The single market is the key component of the European Union. Soon after the Second World War, the European states joined together to form an economic union – also in the hope that countries trading with one another would not go to war. The European Coal and Steel Community developed into the European Economic Community and ultimately into the EU. Fair trade on an equal footing was and still is at the centre of the European idea and is part of the European success story.
Since then, European countries have created a common market for more than 500 million people. Workers can find employment in any of the 28 member states, and companies can offer their goods and services across international borders. The single market with its freedom of movement for goods and trade not only ensures peace, but also growth and stability in Europe. This achievement must be continuously defended, since, unfortunately, the common European market is far from perfect. For example, there are clear rules for trade with goods, but the member states too often fail to implement them properly. Poor enforcement of European laws contributes to uncertainty among consumers and damages honest companies, undermining the idea of the common market.

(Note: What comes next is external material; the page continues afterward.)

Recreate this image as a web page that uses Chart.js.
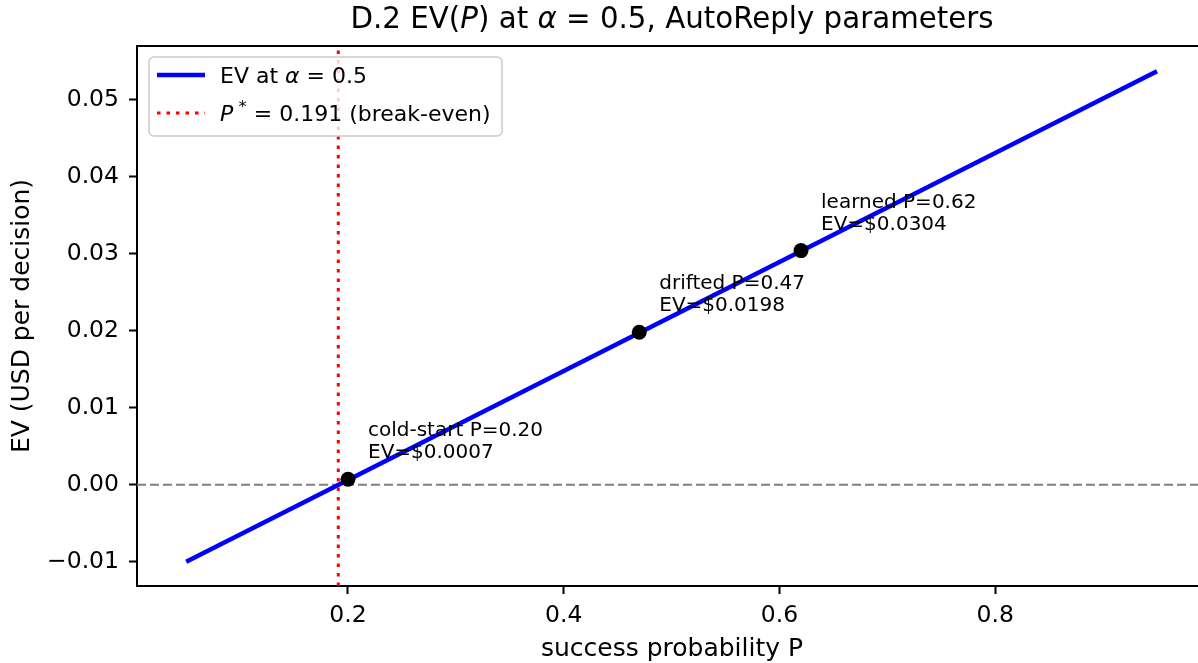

There is still much to be done in the area of working abroad. In the spirit of freedom of movement, EU citizens should be able to accept employment contracts and earn money abroad without restrictions. But in reality, work abroad is limited by bureaucracy and national requirements. This deprives people of opportunities and keeps the European economy from achieving its full potential.
The rules within the single market must be developed further to maintain its strength. Digitalisation is forcing the EU to answer completely new questions. Should autonomous vehicles be allowed to drive across international borders? What are the design requirements of a drone that can fly safely anywhere in Europe? These challenges demonstrate that a functioning single market is never complete and must be continuously revised.